The introduction of plastic packaging materials and the creation of new packaging forms such as plastic soft drink containers and flexible food pouches have posed difficult problems in the manufacturing and handling of these packages on production lines. As machine speeds increased, simple mechanical methods for controlling action gave way to electronic controls. Thus, mechanical engineers in packaging companies are being joined by electrical and electronics engineers. The leading professional group for these latter specialists, the Institute of Electrical and Electronics Engineers, has studied the special problems existing in packaging equipment. The organization for machinery builders, the Packaging Machinery Manufacturers Institute, is also concerned with the recognition of packaging as a legitimate and separate branch of engineering.
Because the functions of machines and materials are interlocked in the creation of a packaging form, some machinery companies and even engineering groups in large packaging organizations now station chemical engineers in the same department with mechanical engineers to give them authoritative answers on materials' properties. Chemical engineers are, of course, indispensable in the production of many packaging materials and containers, particularly those incorporating plastics, paper, and paperboard.

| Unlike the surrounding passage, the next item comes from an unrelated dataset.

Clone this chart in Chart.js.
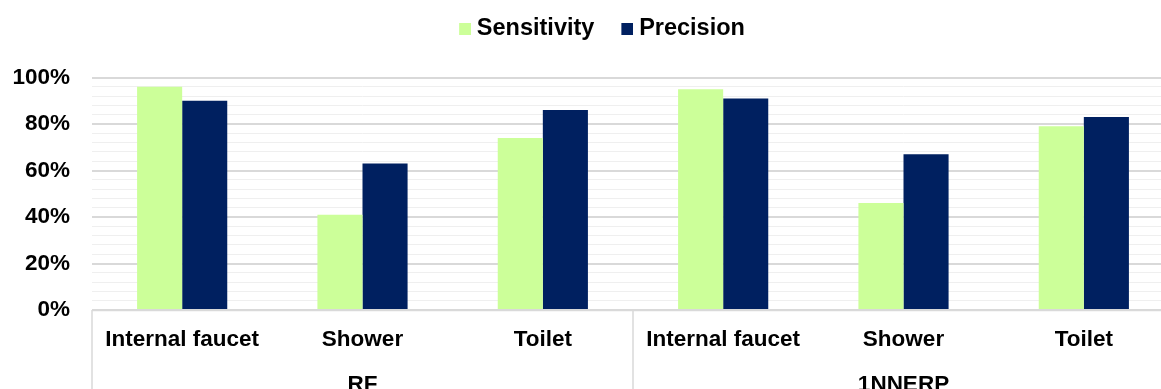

As packaging machines have become more automated and packaging operations more complex, there has been a need for closer study of the relationships between workers and machines and of the best methods to achieve efficiency in these production operations. This has led to increasing use of industrial engineers trained specifically in packaging operations. To solve complex problems in packaging design, most companies have turned to computers, making the computer specialist and data processing staffs a vital part of the packaging function.
Packaging engineers are assisted by packaging machinery technicians, who build, maintain, and repair machinery. There is a growing need for skilled technicians who fill the gap between design engineers and production workers who assemble machinery and monitor its operation.
Some companies still use committees made up of representatives from all departments involved in the packaging function to work out packaging problems. In a packaging department, on the other hand, a relatively small group of workers devotes its whole time to working out what has become a continuing series of interconnected problems. Some companies have given the packaging function great status and head the packaging group with a vice president.
The executive in charge of packaging must not only know, or have access to, technical knowledge of the materials and methods for constructing packages but also must determine whether they can be produced economically by outside suppliers or by in-plant facilities. There is increasing demand for packaging specialists to act as staff advisers on such technical matters and to coordinate packaging development.
To sell packaging materials or machines successfully in today's competitive market, a salesperson must have knowledge of how the product will be used by packagers and often must supply creative ideas on new package designs or production techniques. Many packaging supply firms employ specialists who can assist the salespeople, including experts in printing and the graphic arts and structural packaging design and mechanical engineers. This is especially true of those companies that convert basic raw materials into finished cartons, cans, and bottles. Basic manufacturers of raw materials, such as plastic resins and metal sheet and foil, also employ packaging technologists to assist their customers.